In anderen Bezirken, die fünf Jahre lang durch ein Quartiersmanagement betreut wurden, habe es Folgelösungen auf Basis von halben Stellen gegeben, sagt Glage. Das sei auch für Sindlingen denkbar und soll so in der Vereinbarung stehen, die über den Ortsbeirat an die Stadtverordnetenversammlung weitergereicht wird. Aufgabe der Quartiersmanagerin wäre dann weniger das Anstoßen neuer Projekte als vielmehr die Vermittlung, der Gesamtblick, die Unterstützung für alle, die etwas beitragen möchten.
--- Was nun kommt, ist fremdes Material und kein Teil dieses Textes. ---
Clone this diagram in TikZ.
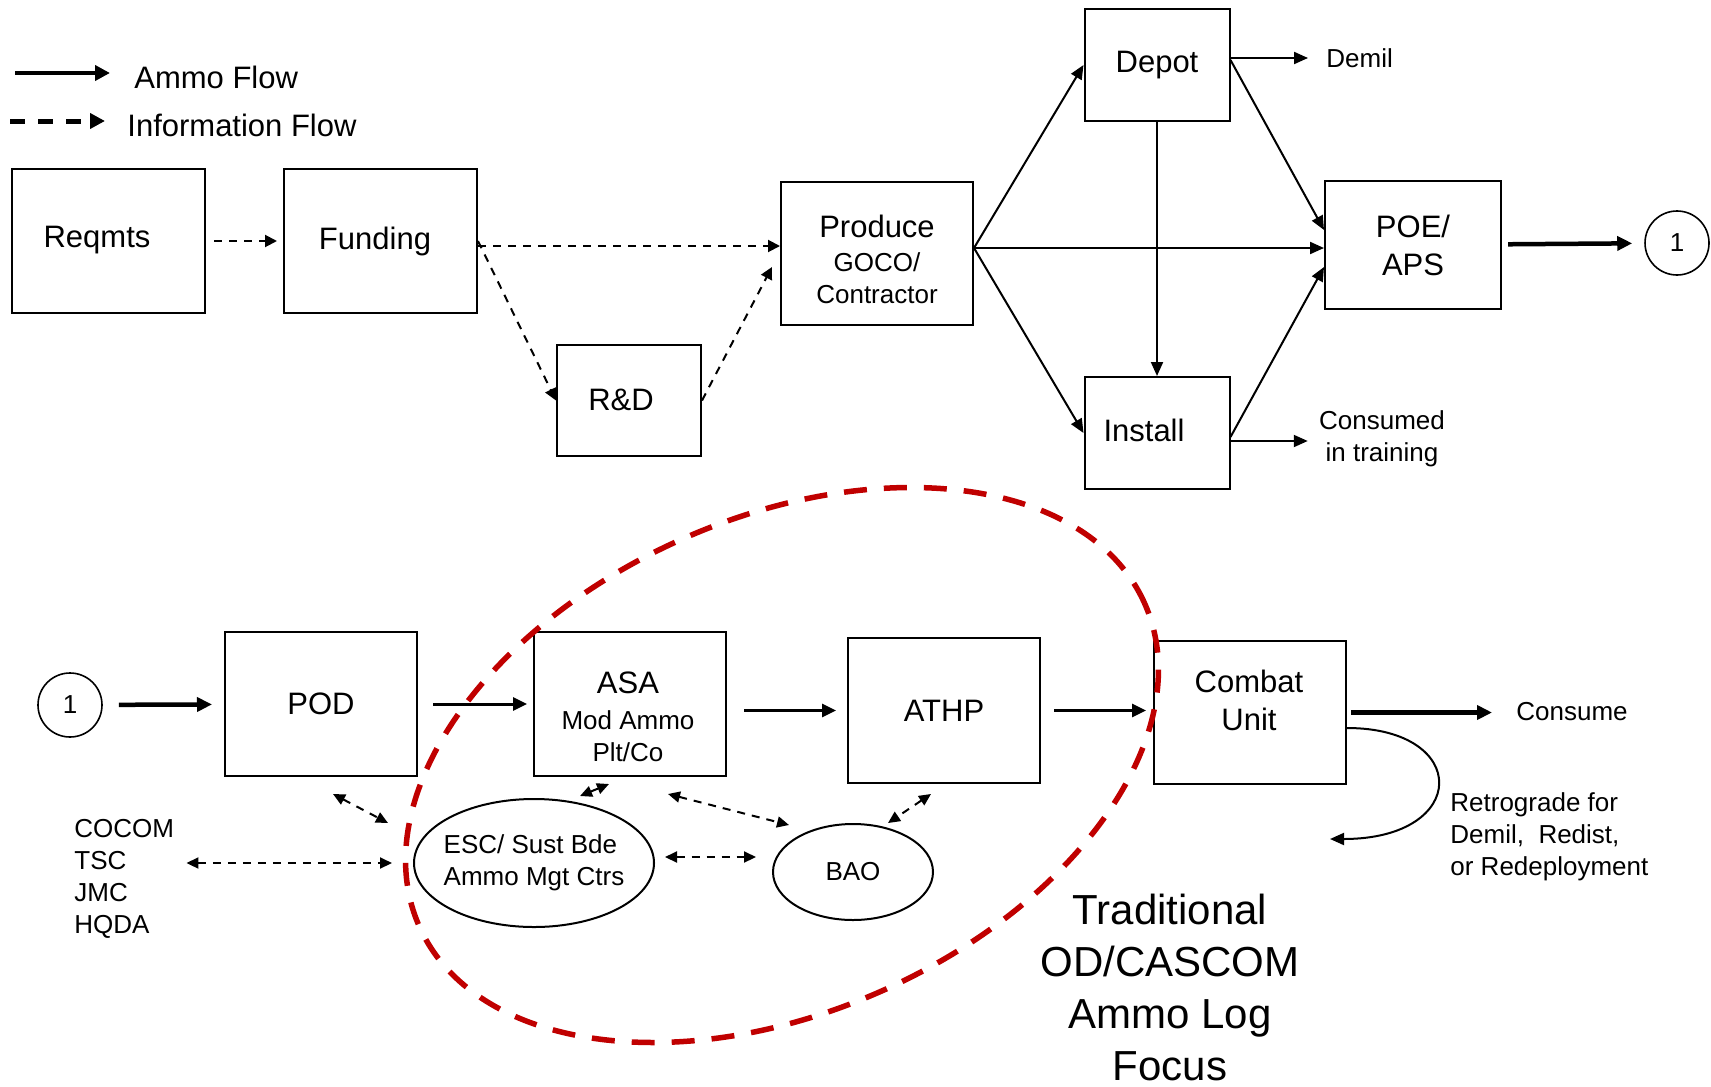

Anlaufstelle zu sein. Ziel sei es, für alle einen Mehrwert zu schaffen. Für die Bewohner, die Vereine, die Institutionen. „Ist es möglich, die positive Entwicklung in der Hermann-Brill-Straße so zu nutzen, dass sie treibende Kraft für ganz Sindlingen werden kann?“, fragt Glage.

Das Quartier

Das „Quartier“ Hermann-Brill-Straße umfasst die Wohnblocks zwischen Hoechster Farbenstraße, Westenberger Straße und Bahnstraße. Die Häuser wurden in den 50-er und 60-er Jahren gebaut, als die Wohnungsnot groß war. 298 Wohnungen gehören der ABG Frankfurt-Holding, 354 der Nassauischen Heimstätte. „Es sind keine sozialgebundenen Wohnungen“, erklärt Quartiersmanagerin Marja Glage. Die Arbeitslosigkeit liegt einer Erhebung zufolge bei 7 Prozent. 2008 zählte das Quartier 1575 Einwohner (Sindlingen gesamt: 9100), etwa zur Hälfte Deutsche, zur einem Viertel Deutsche mit Migrationshintergrund und zu einem Viertel Ausländer ohne deutschen Pass. Türken stellen die größte Gruppe, gefolgt von Marokkanern und Eriträern.